- What you are asked to do -
Pictures stay out of the copy; set down each line of the listing below exactly.
==== Data excerpt
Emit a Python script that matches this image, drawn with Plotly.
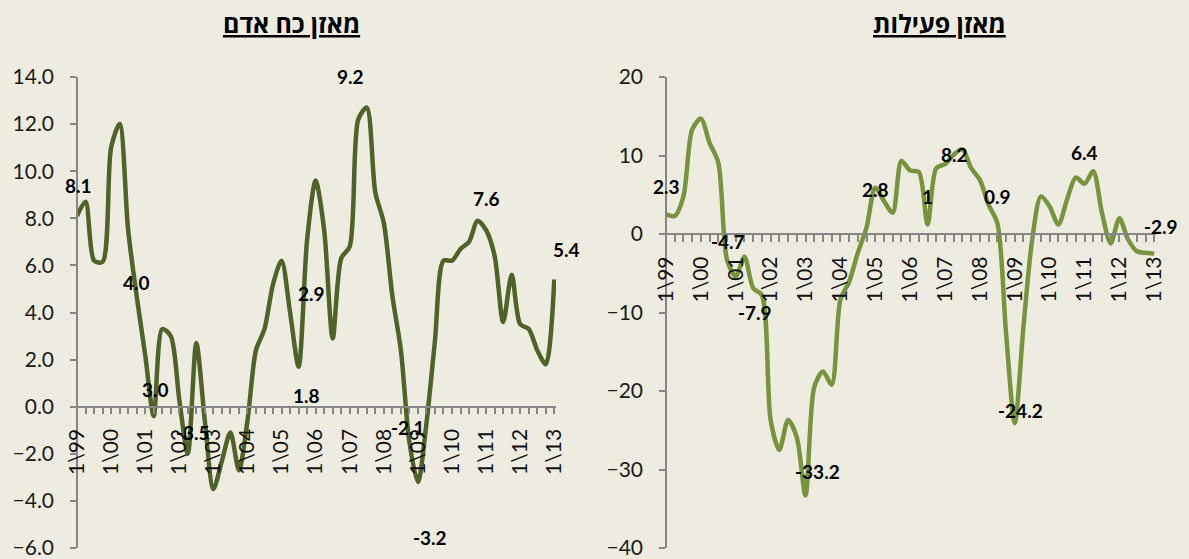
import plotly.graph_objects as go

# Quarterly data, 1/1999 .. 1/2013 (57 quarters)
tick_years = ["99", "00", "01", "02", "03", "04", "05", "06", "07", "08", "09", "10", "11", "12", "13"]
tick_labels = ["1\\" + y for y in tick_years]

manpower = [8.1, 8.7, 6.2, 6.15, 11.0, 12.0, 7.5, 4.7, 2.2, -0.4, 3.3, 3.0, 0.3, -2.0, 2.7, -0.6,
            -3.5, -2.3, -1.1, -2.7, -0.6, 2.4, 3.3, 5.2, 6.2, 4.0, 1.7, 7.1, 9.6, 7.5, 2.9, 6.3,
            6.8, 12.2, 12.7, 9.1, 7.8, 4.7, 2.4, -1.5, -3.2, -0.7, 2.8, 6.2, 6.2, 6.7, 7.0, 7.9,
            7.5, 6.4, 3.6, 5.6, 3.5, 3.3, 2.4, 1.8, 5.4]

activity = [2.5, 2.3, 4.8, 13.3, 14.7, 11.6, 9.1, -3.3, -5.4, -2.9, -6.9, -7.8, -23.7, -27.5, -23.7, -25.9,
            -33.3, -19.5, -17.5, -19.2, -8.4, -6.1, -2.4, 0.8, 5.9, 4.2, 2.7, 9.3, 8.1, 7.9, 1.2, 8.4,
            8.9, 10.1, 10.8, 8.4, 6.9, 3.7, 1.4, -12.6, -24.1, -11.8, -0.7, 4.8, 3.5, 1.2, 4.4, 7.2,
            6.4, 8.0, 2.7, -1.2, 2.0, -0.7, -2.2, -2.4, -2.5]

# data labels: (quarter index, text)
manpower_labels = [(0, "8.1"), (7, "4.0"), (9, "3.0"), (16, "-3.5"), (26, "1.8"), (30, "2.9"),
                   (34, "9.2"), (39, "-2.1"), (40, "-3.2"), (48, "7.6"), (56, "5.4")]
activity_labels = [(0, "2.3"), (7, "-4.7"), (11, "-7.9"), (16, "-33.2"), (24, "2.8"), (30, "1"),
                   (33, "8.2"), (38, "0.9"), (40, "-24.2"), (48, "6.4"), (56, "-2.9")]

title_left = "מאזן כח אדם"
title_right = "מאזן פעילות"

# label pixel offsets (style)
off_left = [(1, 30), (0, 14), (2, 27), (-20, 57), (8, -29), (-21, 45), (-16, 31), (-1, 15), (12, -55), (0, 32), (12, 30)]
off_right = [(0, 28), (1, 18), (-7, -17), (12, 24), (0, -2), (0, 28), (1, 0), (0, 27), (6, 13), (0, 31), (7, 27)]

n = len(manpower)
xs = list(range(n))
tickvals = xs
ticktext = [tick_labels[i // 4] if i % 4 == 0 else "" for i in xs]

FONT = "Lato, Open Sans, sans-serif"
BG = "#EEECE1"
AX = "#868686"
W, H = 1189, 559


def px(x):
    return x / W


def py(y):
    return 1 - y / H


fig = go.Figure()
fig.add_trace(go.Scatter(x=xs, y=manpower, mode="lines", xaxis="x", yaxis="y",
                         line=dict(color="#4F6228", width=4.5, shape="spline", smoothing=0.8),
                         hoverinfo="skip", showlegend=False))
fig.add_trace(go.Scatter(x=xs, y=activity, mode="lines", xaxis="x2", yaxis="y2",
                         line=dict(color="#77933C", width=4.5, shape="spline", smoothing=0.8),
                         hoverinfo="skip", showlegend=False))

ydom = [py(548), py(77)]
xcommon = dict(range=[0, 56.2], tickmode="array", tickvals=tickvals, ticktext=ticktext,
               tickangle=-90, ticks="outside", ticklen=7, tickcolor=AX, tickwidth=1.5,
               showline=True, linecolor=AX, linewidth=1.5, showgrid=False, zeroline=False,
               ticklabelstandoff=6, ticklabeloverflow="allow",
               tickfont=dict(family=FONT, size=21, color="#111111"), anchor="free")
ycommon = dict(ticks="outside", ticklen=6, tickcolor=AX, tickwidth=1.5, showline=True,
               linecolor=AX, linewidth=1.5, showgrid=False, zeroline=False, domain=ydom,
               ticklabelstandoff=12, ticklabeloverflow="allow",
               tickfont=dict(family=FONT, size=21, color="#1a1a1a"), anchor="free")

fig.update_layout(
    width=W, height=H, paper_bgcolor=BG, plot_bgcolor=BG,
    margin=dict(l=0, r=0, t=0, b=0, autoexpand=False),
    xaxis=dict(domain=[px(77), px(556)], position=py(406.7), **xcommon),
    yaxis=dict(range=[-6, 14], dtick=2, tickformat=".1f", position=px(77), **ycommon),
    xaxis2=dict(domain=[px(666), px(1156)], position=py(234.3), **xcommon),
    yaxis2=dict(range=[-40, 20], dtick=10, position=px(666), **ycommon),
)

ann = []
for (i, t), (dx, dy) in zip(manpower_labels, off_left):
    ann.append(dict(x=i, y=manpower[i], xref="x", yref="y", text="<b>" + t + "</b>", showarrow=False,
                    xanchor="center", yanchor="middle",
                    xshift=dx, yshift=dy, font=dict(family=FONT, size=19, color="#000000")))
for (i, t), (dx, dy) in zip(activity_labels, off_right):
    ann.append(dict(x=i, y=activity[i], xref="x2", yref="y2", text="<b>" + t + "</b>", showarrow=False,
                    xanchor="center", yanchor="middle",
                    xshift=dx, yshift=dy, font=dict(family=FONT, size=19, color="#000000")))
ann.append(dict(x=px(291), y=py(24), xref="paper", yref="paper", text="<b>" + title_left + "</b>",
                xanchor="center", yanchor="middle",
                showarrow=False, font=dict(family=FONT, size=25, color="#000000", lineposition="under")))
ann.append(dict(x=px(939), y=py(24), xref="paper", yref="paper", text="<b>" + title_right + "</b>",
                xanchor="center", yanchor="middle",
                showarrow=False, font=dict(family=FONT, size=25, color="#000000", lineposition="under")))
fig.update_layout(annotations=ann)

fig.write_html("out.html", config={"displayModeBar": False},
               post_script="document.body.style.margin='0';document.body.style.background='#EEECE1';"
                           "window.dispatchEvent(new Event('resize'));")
========
- Exercise solution -
Emit a Python script that matches this image, drawn with Plotly.
import plotly.graph_objects as go

# Quarterly data, 1/1999 .. 1/2013 (57 quarters)
tick_years = ["99", "00", "01", "02", "03", "04", "05", "06", "07", "08", "09", "10", "11", "12", "13"]
tick_labels = ["1\\" + y for y in tick_years]

manpower = [8.1, 8.7, 6.2, 6.15, 11.0, 12.0, 7.5, 4.7, 2.2, -0.4, 3.3, 3.0, 0.3, -2.0, 2.7, -0.6,
            -3.5, -2.3, -1.1, -2.7, -0.6, 2.4, 3.3, 5.2, 6.2, 4.0, 1.7, 7.1, 9.6, 7.5, 2.9, 6.3,
            6.8, 12.2, 12.7, 9.1, 7.8, 4.7, 2.4, -1.5, -3.2, -0.7, 2.8, 6.2, 6.2, 6.7, 7.0, 7.9,
            7.5, 6.4, 3.6, 5.6, 3.5, 3.3, 2.4, 1.8, 5.4]

activity = [2.5, 2.3, 4.8, 13.3, 14.7, 11.6, 9.1, -3.3, -5.4, -2.9, -6.9, -7.8, -23.7, -27.5, -23.7, -25.9,
            -33.3, -19.5, -17.5, -19.2, -8.4, -6.1, -2.4, 0.8, 5.9, 4.2, 2.7, 9.3, 8.1, 7.9, 1.2, 8.4,
            8.9, 10.1, 10.8, 8.4, 6.9, 3.7, 1.4, -12.6, -24.1, -11.8, -0.7, 4.8, 3.5, 1.2, 4.4, 7.2,
            6.4, 8.0, 2.7, -1.2, 2.0, -0.7, -2.2, -2.4, -2.5]

# data labels: (quarter index, text)
manpower_labels = [(0, "8.1"), (7, "4.0"), (9, "3.0"), (16, "-3.5"), (26, "1.8"), (30, "2.9"),
                   (34, "9.2"), (39, "-2.1"), (40, "-3.2"), (48, "7.6"), (56, "5.4")]
activity_labels = [(0, "2.3"), (7, "-4.7"), (11, "-7.9"), (16, "-33.2"), (24, "2.8"), (30, "1"),
                   (33, "8.2"), (38, "0.9"), (40, "-24.2"), (48, "6.4"), (56, "-2.9")]

title_left = "מאזן כח אדם"
title_right = "מאזן פעילות"

# label pixel offsets (style)
off_left = [(1, 30), (0, 14), (2, 27), (-20, 57), (8, -29), (-21, 45), (-16, 31), (-1, 15), (12, -55), (0, 32), (12, 30)]
off_right = [(0, 28), (1, 18), (-7, -17), (12, 24), (0, -2), (0, 28), (1, 0), (0, 27), (6, 13), (0, 31), (7, 27)]

n = len(manpower)
xs = list(range(n))
tickvals = xs
ticktext = [tick_labels[i // 4] if i % 4 == 0 else "" for i in xs]

FONT = "Lato, Open Sans, sans-serif"
BG = "#EEECE1"
AX = "#868686"
W, H = 1189, 559


def px(x):
    return x / W


def py(y):
    return 1 - y / H


fig = go.Figure()
fig.add_trace(go.Scatter(x=xs, y=manpower, mode="lines", xaxis="x", yaxis="y",
                         line=dict(color="#4F6228", width=4.5, shape="spline", smoothing=0.8),
                         hoverinfo="skip", showlegend=False))
fig.add_trace(go.Scatter(x=xs, y=activity, mode="lines", xaxis="x2", yaxis="y2",
                         line=dict(color="#77933C", width=4.5, shape="spline", smoothing=0.8),
                         hoverinfo="skip", showlegend=False))

ydom = [py(548), py(77)]
xcommon = dict(range=[0, 56.2], tickmode="array", tickvals=tickvals, ticktext=ticktext,
               tickangle=-90, ticks="outside", ticklen=7, tickcolor=AX, tickwidth=1.5,
               showline=True, linecolor=AX, linewidth=1.5, showgrid=False, zeroline=False,
               ticklabelstandoff=6, ticklabeloverflow="allow",
               tickfont=dict(family=FONT, size=21, color="#111111"), anchor="free")
ycommon = dict(ticks="outside", ticklen=6, tickcolor=AX, tickwidth=1.5, showline=True,
               linecolor=AX, linewidth=1.5, showgrid=False, zeroline=False, domain=ydom,
               ticklabelstandoff=12, ticklabeloverflow="allow",
               tickfont=dict(family=FONT, size=21, color="#1a1a1a"), anchor="free")

fig.update_layout(
    width=W, height=H, paper_bgcolor=BG, plot_bgcolor=BG,
    margin=dict(l=0, r=0, t=0, b=0, autoexpand=False),
    xaxis=dict(domain=[px(77), px(556)], position=py(406.7), **xcommon),
    yaxis=dict(range=[-6, 14], dtick=2, tickformat=".1f", position=px(77), **ycommon),
    xaxis2=dict(domain=[px(666), px(1156)], position=py(234.3), **xcommon),
    yaxis2=dict(range=[-40, 20], dtick=10, position=px(666), **ycommon),
)

ann = []
for (i, t), (dx, dy) in zip(manpower_labels, off_left):
    ann.append(dict(x=i, y=manpower[i], xref="x", yref="y", text="<b>" + t + "</b>", showarrow=False,
                    xanchor="center", yanchor="middle",
                    xshift=dx, yshift=dy, font=dict(family=FONT, size=19, color="#000000")))
for (i, t), (dx, dy) in zip(activity_labels, off_right):
    ann.append(dict(x=i, y=activity[i], xref="x2", yref="y2", text="<b>" + t + "</b>", showarrow=False,
                    xanchor="center", yanchor="middle",
                    xshift=dx, yshift=dy, font=dict(family=FONT, size=19, color="#000000")))
ann.append(dict(x=px(291), y=py(24), xref="paper", yref="paper", text="<b>" + title_left + "</b>",
                xanchor="center", yanchor="middle",
                showarrow=False, font=dict(family=FONT, size=25, color="#000000", lineposition="under")))
ann.append(dict(x=px(939), y=py(24), xref="paper", yref="paper", text="<b>" + title_right + "</b>",
                xanchor="center", yanchor="middle",
                showarrow=False, font=dict(family=FONT, size=25, color="#000000", lineposition="under")))
fig.update_layout(annotations=ann)

fig.write_html("out.html", config={"displayModeBar": False},
               post_script="document.body.style.margin='0';document.body.style.background='#EEECE1';"
                           "window.dispatchEvent(new Event('resize'));")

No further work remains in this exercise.